***** The input
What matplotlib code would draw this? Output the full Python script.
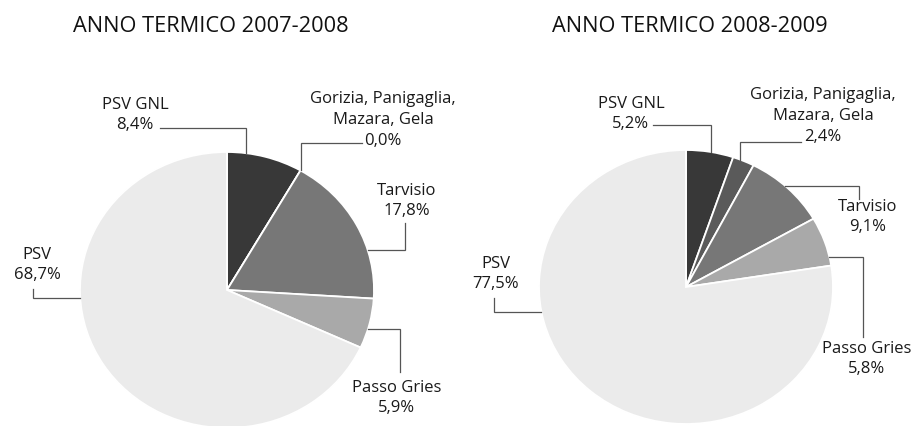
import numpy as np
import matplotlib
matplotlib.use('Agg')
import matplotlib.pyplot as plt

plt.rcParams['font.family'] = ['Open Sans', 'DejaVu Sans']

# Data
categories = ['PSV GNL', 'Gorizia, Panigaglia,\nMazara, Gela', 'Tarvisio', 'Passo Gries', 'PSV']
share_0708 = [8.4, 0.0, 17.8, 5.9, 68.7]
share_0809 = [5.2, 2.4, 9.1, 5.8, 77.5]
titles = ['ANNO TERMICO 2007-2008', 'ANNO TERMICO 2008-2009']

colors = ['#383838', '#5a5a5a', '#777777', '#a9a9a9', '#ebebeb']

W, H = 912, 426
fig = plt.figure(figsize=(W / 100, H / 100), dpi=100)

# pie geometry in pixels: centre x, centre y, radius x, radius y
geoms = [(227, 290, 147, 138), (686, 287, 147, 137)]

# label layout per chart: text centre (px), where the leader leaves the text,
# leader corner style and relative position (clockwise) inside the wedge
layouts = [
    [  # 2007-2008
        dict(text=(135, 115), start=(160, 128), mode='hv', frac=0.25),
        dict(text=(383, 120), start=(362, 143), mode='hv', frac=0.5),
        dict(text=(407, 201), start=(405, 223), mode='vh', frac=0.68),
        dict(text=(397, 398), start=(400, 372), mode='vh', frac=0.6),
        dict(text=(37, 265), start=(33, 289), mode='vh', frac=0.62),
    ],
    [  # 2008-2009
        dict(text=(631, 114), start=(653, 125), mode='hv', frac=0.53),
        dict(text=(823, 116), start=(801, 142), mode='hv', frac=0.32),
        dict(text=(868, 217), start=(859, 199), mode='vh', frac=0.46),
        dict(text=(867, 359), start=(863, 337), mode='vh', frac=0.83),
        dict(text=(496, 274), start=(494, 298), mode='vh', frac=0.64),
    ],
]

for k, (shares, title, (cx, cy, rx, ry), layout) in enumerate(
        zip([share_0708, share_0809], titles, geoms, layouts)):
    x0 = k * W / 2
    ax = fig.add_axes([x0 / W, 0, 0.5, 1])
    wedges, _ = ax.pie(shares, colors=colors, startangle=90, counterclock=False,
                       wedgeprops=dict(edgecolor='white', linewidth=1.3))
    ax.set_aspect('auto')
    ax.set_xlim((x0 - cx) / rx, (x0 + W / 2 - cx) / rx)
    ax.set_ylim((cy - H) / ry, cy / ry)
    ax.axis('off')

    def to_data(px, py):
        return (px - cx) / rx, (cy - py) / ry

    tx, ty = to_data(211 + k * 479, 27)
    ax.text(tx, ty, title, ha='center', va='center', fontsize=15.7,
            fontweight='medium', color='#111111')

    for cat, val, w, lay in zip(categories, shares, wedges, layout):
        label = f"{cat}\n{val:.1f}%".replace('.', ',')
        lx, ly = to_data(*lay['text'])
        ax.text(lx, ly, label, ha='center', va='center', fontsize=12,
                fontweight='medium', linespacing=1.4, color='#1a1a1a')
        # clockwise wedges: theta2 is where the wedge starts
        ang = np.radians(w.theta2 - lay['frac'] * (w.theta2 - w.theta1))
        ex, ey = np.cos(ang), np.sin(ang)
        sx, sy = to_data(*lay['start'])
        if lay['mode'] == 'hv':
            xs, ys = [sx, ex, ex], [sy, sy, ey]
        else:
            xs, ys = [sx, sx, ex], [sy, ey, ey]
        ax.plot(xs, ys, color='#555555', linewidth=0.9, solid_joinstyle='miter')

fig.savefig('out.png', dpi=100)
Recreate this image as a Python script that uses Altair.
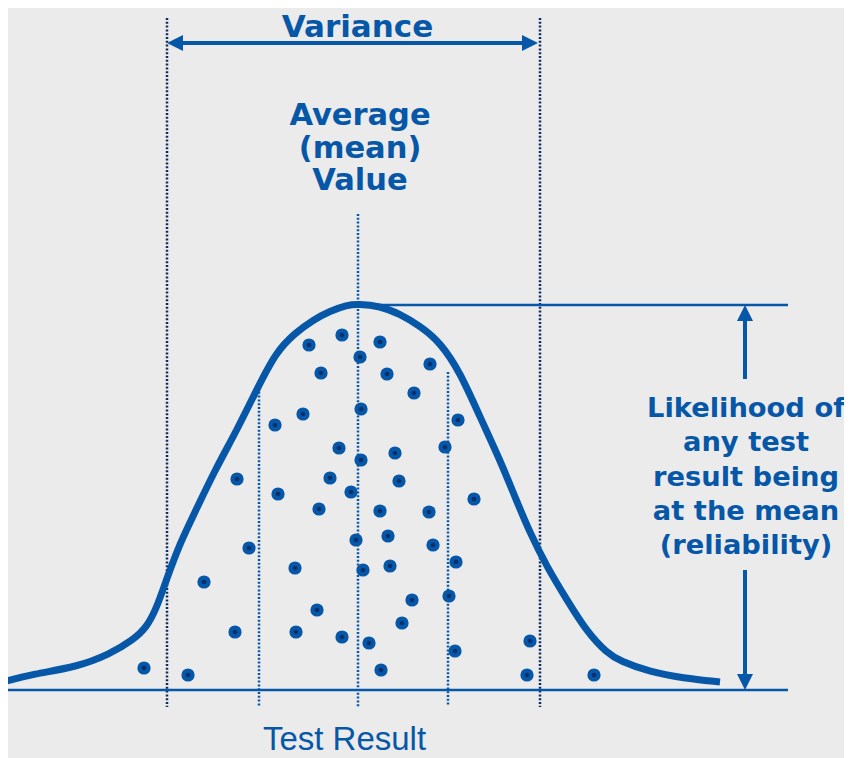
import altair as alt
import pandas as pd

BLUE = "#0657a7"
NAVY = "#0c2c62"
DOTC = "#0b2f6a"
BG = "#ebebeb"

# ---------------- data ----------------
# x = position along the "Test Result" axis, y = vertical position (larger = lower)
curve_x = [3, 33, 77, 110, 133, 147, 157, 167, 180, 196, 215, 237, 258, 276, 295,
           313, 330, 347, 358, 380, 400, 420, 440, 460, 480, 500, 515, 530, 547,
           567, 587, 607, 620, 650, 683, 720]
curve_y = [682, 674, 667, 654, 640, 627, 607, 578, 543, 510, 470, 430, 387, 352, 333,
           320, 311, 305, 304, 306, 314, 326, 342, 372, 417, 460, 497, 533, 567,
           600, 632, 653, 661, 672, 678, 682]

dot_x = [309, 342, 380, 360, 321, 387, 430, 414, 303, 275, 361, 458, 339, 445, 361,
         395, 237, 278, 330, 351, 399, 474, 319, 380, 429, 249, 356, 388, 433, 295,
         363, 390, 456, 204, 412, 449, 317, 235, 296, 342, 369, 402, 455, 530, 144,
         188, 381, 527, 594]
dot_y = [345, 335, 342, 357, 373, 374, 364, 393, 414, 425, 409, 420, 448, 447, 460,
         453, 479, 494, 478, 492, 481, 499, 509, 511, 512, 548, 540, 536, 545, 568,
         570, 566, 562, 582, 600, 596, 610, 632, 632, 637, 643, 623, 651, 641, 668,
         675, 670, 675, 675]

guide_x = [167, 540, 259, 358, 448]
guide_top = [18, 18, 388, 214, 372]
guide_bottom = [707, 707, 707, 707, 706]
guide_kind = ["outer", "outer", "inner", "inner", "inner"]

base_x = [0, 788]
base_y = 690
peak_x = [358, 788]
peak_y = 305

var_y = 43
var_shaft = [180, 525]
var_tips = [167, 538]

rel_x = 745
rel_up_tip = 305
rel_up_shaft = [318, 379]
rel_down_shaft = [570, 678]
rel_down_tip = 690

avg_lines = ["Average", "(mean)", "Value"]
avg_base = [125, 157.5, 190]
avg_x = 360

right_lines = ["Likelihood of", "any test", "result being", "at the mean", "(reliability)"]
right_base = [417, 451.3, 485.5, 519.8, 554]
right_x = 746

W, H = 836, 750

xs = alt.Scale(domain=[8, 8 + W], nice=False, zero=False)
ys = alt.Scale(domain=[8, 8 + H], nice=False, zero=False, reverse=True)


def X(f="x"):
    return alt.X(f"{f}:Q", scale=xs, axis=None)


def Y(f="y"):
    return alt.Y(f"{f}:Q", scale=ys, axis=None)


curve_df = pd.DataFrame({"x": curve_x, "y": curve_y})
dots_df = pd.DataFrame({"x": dot_x, "y": dot_y})
guides_df = pd.DataFrame({"x": guide_x, "y": guide_top, "y2": guide_bottom, "kind": guide_kind})

hrules_df = pd.DataFrame({
    "x": [base_x[0], peak_x[0]], "x2": [base_x[1], peak_x[1]],
    "y": [base_y, peak_y]})

guides_outer = alt.Chart(guides_df[guides_df.kind == "outer"]).mark_rule(
    color=NAVY, strokeWidth=2.5, strokeDash=[2, 1.8]).encode(
    x=X(), y=Y(), y2="y2:Q")
guides_inner = alt.Chart(guides_df[guides_df.kind == "inner"]).mark_rule(
    color=BLUE, strokeWidth=2.5, strokeDash=[2, 1.8]).encode(
    x=X(), y=Y(), y2="y2:Q")

hrules = alt.Chart(hrules_df).mark_rule(color=BLUE, strokeWidth=2.5).encode(
    x=X(), x2="x2:Q", y=Y())

# arrow shafts
shafts_df = pd.DataFrame({
    "x": [var_shaft[0], rel_x, rel_x],
    "x2": [var_shaft[1], rel_x, rel_x],
    "y": [var_y, rel_up_shaft[0], rel_down_shaft[0]],
    "y2": [var_y, rel_up_shaft[1], rel_down_shaft[1]],
})
shafts = alt.Chart(shafts_df).mark_rule(color=BLUE, strokeWidth=4).encode(
    x=X(), x2="x2:Q", y=Y(), y2="y2:Q")

heads_df = pd.DataFrame({
    "x": [var_tips[0], var_tips[1], rel_x, rel_x],
    "y": [var_y, var_y, rel_up_tip, rel_down_tip],
    "dir": ["left", "right", "up", "down"],
})
shapes = {
    "left": "M0,0L2,-1L2,1Z",
    "right": "M0,0L-2,-1L-2,1Z",
    "up": "M0,0L1,2L-1,2Z",
    "down": "M0,0L-1,-2L1,-2Z",
}
heads = alt.layer(*[
    alt.Chart(heads_df[heads_df.dir == d]).mark_point(
        shape=p, filled=True, size=256, color=BLUE, opacity=1, strokeWidth=0).encode(
        x=X(), y=Y())
    for d, p in shapes.items()
])

curve = alt.Chart(curve_df).mark_line(
    color=BLUE, strokeWidth=7, interpolate="basis", strokeCap="butt").encode(
    x=X(), y=Y(), order="x:Q")

dots_outer = alt.Chart(dots_df).mark_circle(size=175, color=BLUE, opacity=1).encode(
    x=X(), y=Y())
dots_inner = alt.Chart(dots_df).mark_circle(size=22, color=DOTC, opacity=1).encode(
    x=X(), y=Y())

bold_font = "DejaVu Sans"

variance_df = pd.DataFrame({"x": [357.5], "y": [36.5], "t": ["Variance"]})
variance_txt = alt.Chart(variance_df).mark_text(
    font=bold_font, fontWeight="bold", fontSize=31, color=BLUE,
    align="center", baseline="alphabetic").encode(x=X(), y=Y(), text="t:N")

avg_df = pd.DataFrame({"x": [avg_x] * 3, "y": avg_base, "t": avg_lines})
avg_txt = alt.Chart(avg_df).mark_text(
    font=bold_font, fontWeight="bold", fontSize=30.5, color=BLUE,
    align="center", baseline="alphabetic").encode(x=X(), y=Y(), text="t:N")

right_df = pd.DataFrame({"x": [right_x] * 5, "y": right_base, "t": right_lines})
right_txt = alt.Chart(right_df).mark_text(
    font=bold_font, fontWeight="bold", fontSize=27.3, color=BLUE,
    align="center", baseline="alphabetic").encode(x=X(), y=Y(), text="t:N")

xlabel_df = pd.DataFrame({"x": [344.5], "y": [750], "t": ["Test Result"]})
xlabel_txt = alt.Chart(xlabel_df).mark_text(
    font="Liberation Sans", fontSize=33, color=BLUE,
    align="center", baseline="alphabetic").encode(x=X(), y=Y(), text="t:N")

chart = alt.layer(
    guides_outer, guides_inner, hrules, shafts, heads, curve,
    dots_outer, dots_inner, variance_txt, avg_txt, right_txt, xlabel_txt
).properties(
    width=W, height=H, background=BG, padding=0,
    autosize=alt.AutoSizeParams(type="none")
).configure_view(stroke=None)

chart.save("out.html", embed_options={"renderer": "svg", "actions": False})
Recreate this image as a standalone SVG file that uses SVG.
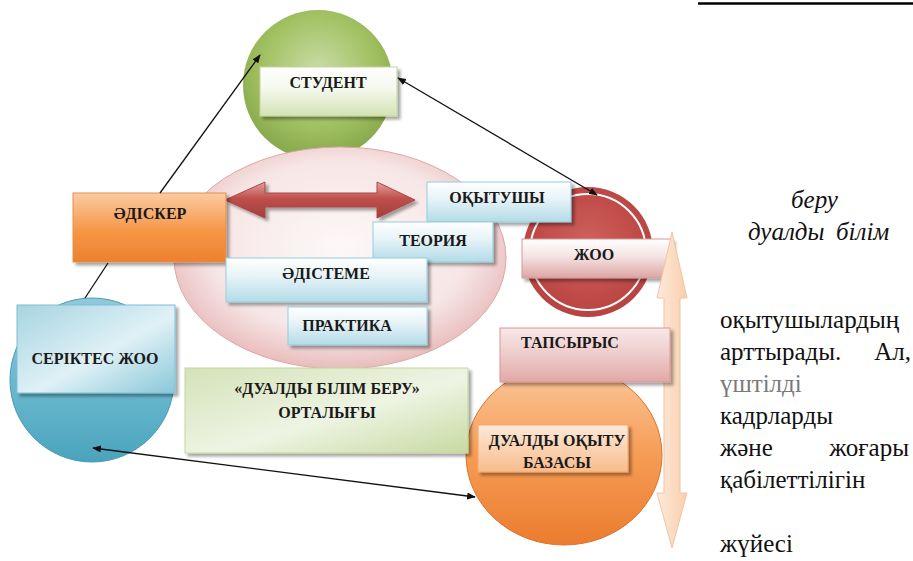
<svg xmlns="http://www.w3.org/2000/svg" width="913" height="561" viewBox="0 0 913 561">
<style>
.lbl{font-family:"Liberation Serif","Times New Roman",serif;font-weight:bold;font-size:16px;fill:#1a1a1a;text-anchor:middle}
.pg{font-family:"Liberation Serif","Times New Roman",serif;font-size:25px;fill:#111}
.it{font-style:italic}
.conn{stroke:#111;stroke-width:1.3;fill:none}
.bluebox{fill:url(#gBlueBox);stroke:#93cddd;stroke-width:1;filter:url(#sh)}
</style>
<defs>
<marker id="arr" viewBox="0 0 10 8" refX="9" refY="4" markerWidth="9" markerHeight="7" markerUnits="userSpaceOnUse" orient="auto-start-reverse"><path d="M0,0 L10,4 L0,8 z" fill="#111"/></marker>
<filter id="sh" x="-10%" y="-10%" width="125%" height="130%"><feDropShadow dx="3" dy="3" stdDeviation="1.5" flood-color="#000" flood-opacity="0.35"/></filter>
<radialGradient id="gGreenC" cx="50%" cy="40%" r="60%"><stop offset="0" stop-color="#c9dca6"/><stop offset="0.6" stop-color="#a3c264"/><stop offset="1" stop-color="#86a84a"/></radialGradient>
<linearGradient id="gStudBox" x1="0" y1="0" x2="0" y2="1"><stop offset="0" stop-color="#ffffff"/><stop offset="0.45" stop-color="#f4f8ec"/><stop offset="1" stop-color="#d3e2b4"/></linearGradient>
<radialGradient id="gPink" cx="50%" cy="45%" r="55%"><stop offset="0" stop-color="#fdf8f8"/><stop offset="0.7" stop-color="#f7e6e6"/><stop offset="1" stop-color="#e8bdbc"/></radialGradient>
<linearGradient id="gRedArr" x1="0" y1="0" x2="0" y2="1"><stop offset="0" stop-color="#e6a19e"/><stop offset="0.45" stop-color="#c0504d"/><stop offset="1" stop-color="#a23e3b"/></linearGradient>
<linearGradient id="gOrBox" x1="0" y1="0" x2="0" y2="1"><stop offset="0" stop-color="#fbcba2"/><stop offset="0.55" stop-color="#f79646"/><stop offset="1" stop-color="#ec812f"/></linearGradient>
<linearGradient id="gBlueBox" x1="0" y1="0" x2="0" y2="1"><stop offset="0" stop-color="#ffffff"/><stop offset="0.4" stop-color="#e8f4f8"/><stop offset="1" stop-color="#b3dbe7"/></linearGradient>
<linearGradient id="gSerBox" x1="0" y1="0" x2="1" y2="1"><stop offset="0" stop-color="#a7d4e1"/><stop offset="0.55" stop-color="#dff1f6"/><stop offset="1" stop-color="#8ac7d8"/></linearGradient>
<linearGradient id="gSerC" x1="0" y1="0" x2="0" y2="1"><stop offset="0" stop-color="#8fcadb"/><stop offset="0.6" stop-color="#66b6cc"/><stop offset="1" stop-color="#4aa3bd"/></linearGradient>
<linearGradient id="gGreenBox" x1="0" y1="0" x2="1" y2="1"><stop offset="0" stop-color="#d4e2b8"/><stop offset="0.55" stop-color="#eef4e3"/><stop offset="1" stop-color="#c6daa2"/></linearGradient>
<radialGradient id="gRedC" cx="50%" cy="45%" r="55%"><stop offset="0" stop-color="#d0625f"/><stop offset="1" stop-color="#b8423f"/></radialGradient>
<linearGradient id="gZhooBox" x1="0" y1="0" x2="0" y2="1"><stop offset="0" stop-color="#ffffff"/><stop offset="0.45" stop-color="#f5e3e3"/><stop offset="1" stop-color="#dca5a4"/></linearGradient>
<linearGradient id="gTaps" x1="0" y1="0" x2="0" y2="1"><stop offset="0" stop-color="#f8e8e8"/><stop offset="0.5" stop-color="#eecbca"/><stop offset="1" stop-color="#dfa9a8"/></linearGradient>
<linearGradient id="gOrC" x1="0" y1="0" x2="0" y2="1"><stop offset="0" stop-color="#fbc89c"/><stop offset="0.5" stop-color="#f69c55"/><stop offset="1" stop-color="#ea7c2e"/></linearGradient>
<linearGradient id="gOrBox2" x1="0" y1="0" x2="0" y2="1"><stop offset="0" stop-color="#fde9d9"/><stop offset="0.5" stop-color="#fbd3b2"/><stop offset="1" stop-color="#f8bc8c"/></linearGradient>
<linearGradient id="gVArr" x1="0" y1="0" x2="1" y2="0"><stop offset="0" stop-color="#fdeadb"/><stop offset="1" stop-color="#f9cfab"/></linearGradient>
</defs>
<rect width="913" height="561" fill="#ffffff"/>

<g id="student">
<circle cx="318" cy="85" r="75" fill="url(#gGreenC)"/>
</g>
<g id="center-ellipse">
<ellipse cx="340" cy="258" rx="166" ry="111" fill="url(#gPink)" stroke="#dba8a7" stroke-width="1"/>
</g>
<g id="student-label">
<rect x="260" y="67" width="137" height="49" fill="url(#gStudBox)" stroke="#c3d69b" stroke-width="1" filter="url(#sh)"/>
<text class="lbl" x="328" y="88">СТУДЕНТ</text>
</g>

<g id="exchange-arrow">
<path d="M225,200 L265,182 L265,193 L377,193 L377,182 L415,200 L377,218 L377,207 L265,207 L265,218 Z" fill="url(#gRedArr)" stroke="#a94744" stroke-width="1" filter="url(#sh)"/>
</g>

<g id="seriktes">
<circle cx="92" cy="380" r="82" fill="url(#gSerC)" stroke="#4a9bb3" stroke-width="1"/>
<rect x="17" y="305" width="158" height="88" fill="url(#gSerBox)" stroke="#7cc0d3" stroke-width="1" filter="url(#sh)"/>
<text class="lbl" x="95" y="364">СЕРІКТЕС ЖОО</text>
</g>

<g id="zhoo">
<circle cx="588" cy="252" r="65" fill="url(#gRedC)"/>
<circle cx="588" cy="252" r="58" fill="none" stroke="#ffffff" stroke-width="2"/>
<rect x="522" y="239" width="150" height="39" fill="url(#gZhooBox)" stroke="#d99694" stroke-width="1" filter="url(#sh)"/>
<text class="lbl" x="594" y="260">ЖОО</text>
</g>

<g id="v-arrow">
<path d="M672,232 L687,298 L680,298 L680,493 L687,493 L672,548 L657,493 L664,493 L664,298 L657,298 Z" fill="url(#gVArr)" stroke="#f2c3a3" stroke-width="1"/>
</g>

<g id="dual-base">
<ellipse cx="564" cy="455" rx="98" ry="90" fill="url(#gOrC)" stroke="#d9742c" stroke-width="1"/>
<rect x="478" y="425" width="150" height="47" fill="url(#gOrBox2)" stroke="#f7a76a" stroke-width="1" filter="url(#sh)"/>
<text class="lbl" x="557" y="446">ДУАЛДЫ ОҚЫТУ</text>
<text class="lbl" x="557" y="468">БАЗАСЫ</text>
</g>

<g id="tapsyrys">
<rect x="500" y="328" width="170" height="54" fill="url(#gTaps)" stroke="#d99694" stroke-width="1" filter="url(#sh)"/>
<text class="lbl" x="570" y="348">ТАПСЫРЫС</text>
</g>

<g id="adisker">
<rect x="73" y="193" width="153" height="69" fill="url(#gOrBox)" stroke="#e3904e" stroke-width="1" filter="url(#sh)"/>
<text class="lbl" x="150" y="219">ӘДІСКЕР</text>
</g>

<g id="okytushy">
<rect class="bluebox" x="427" y="182" width="144" height="40"/>
<text class="lbl" x="497" y="203">ОҚЫТУШЫ</text>
</g>
<g id="teoriya">
<rect class="bluebox" x="373" y="222" width="120" height="40"/>
<text class="lbl" x="433" y="246">ТЕОРИЯ</text>
</g>
<g id="adisteme">
<rect class="bluebox" x="226" y="258" width="201" height="44"/>
<text class="lbl" x="326" y="279">ӘДІСТЕМЕ</text>
</g>
<g id="praktika">
<rect class="bluebox" x="288" y="307" width="139" height="38"/>
<text class="lbl" x="347" y="331">ПРАКТИКА</text>
</g>

<g id="dual-center">
<rect x="185" y="368" width="283" height="85" fill="url(#gGreenBox)" stroke="#c3d69b" stroke-width="1" filter="url(#sh)"/>
<text class="lbl" x="327" y="394">«ДУАЛДЫ БІЛІМ БЕРУ»</text>
<text class="lbl" x="327" y="418">ОРТАЛЫҒЫ</text>
</g>

<g id="connectors">
<line class="conn" x1="85" y1="298" x2="108" y2="263"/>
<line class="conn" x1="160" y1="193" x2="260" y2="55" marker-end="url(#arr)"/>
<line class="conn" x1="597" y1="195" x2="398" y2="78" marker-start="url(#arr)" marker-end="url(#arr)"/>
<line class="conn" x1="93" y1="448" x2="475" y2="497" marker-start="url(#arr)" marker-end="url(#arr)"/>
</g>

<g id="page-text">
<line x1="698" y1="3.5" x2="913" y2="3.5" stroke="#000" stroke-width="2.5"/>
<text class="pg it" x="791" y="208">беру</text>
<text class="pg it" x="748" y="240">дуалды</text>
<text class="pg it" x="836" y="240">білім</text>
<text class="pg" x="720" y="328">оқытушылардың</text>
<text class="pg" x="720" y="360">арттырады.</text>
<text class="pg" x="911" y="360" text-anchor="end">Ал,</text>
<text class="pg" x="720" y="392" style="fill:#7a7a7a">үштілді</text>
<text class="pg" x="720" y="424">кадрларды</text>
<text class="pg" x="720" y="456">және</text>
<text class="pg" x="909" y="456" text-anchor="end">жоғары</text>
<text class="pg" x="720" y="488">қабілеттілігін</text>
<text class="pg" x="720" y="552">жүйесі</text>
</g>
</svg>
**********
• Written exercise
Take the records from their first line through the line containing "geoms = [(227, 290, 147, 138), (686, 287, 147, 137)]" and please return exactly those lines, both ends included, minus the pictures.

• Response below
What matplotlib code would draw this? Output the full Python script.
import numpy as np
import matplotlib
matplotlib.use('Agg')
import matplotlib.pyplot as plt

plt.rcParams['font.family'] = ['Open Sans', 'DejaVu Sans']

# Data
categories = ['PSV GNL', 'Gorizia, Panigaglia,\nMazara, Gela', 'Tarvisio', 'Passo Gries', 'PSV']
share_0708 = [8.4, 0.0, 17.8, 5.9, 68.7]
share_0809 = [5.2, 2.4, 9.1, 5.8, 77.5]
titles = ['ANNO TERMICO 2007-2008', 'ANNO TERMICO 2008-2009']

colors = ['#383838', '#5a5a5a', '#777777', '#a9a9a9', '#ebebeb']

W, H = 912, 426
fig = plt.figure(figsize=(W / 100, H / 100), dpi=100)

# pie geometry in pixels: centre x, centre y, radius x, radius y
geoms = [(227, 290, 147, 138), (686, 287, 147, 137)]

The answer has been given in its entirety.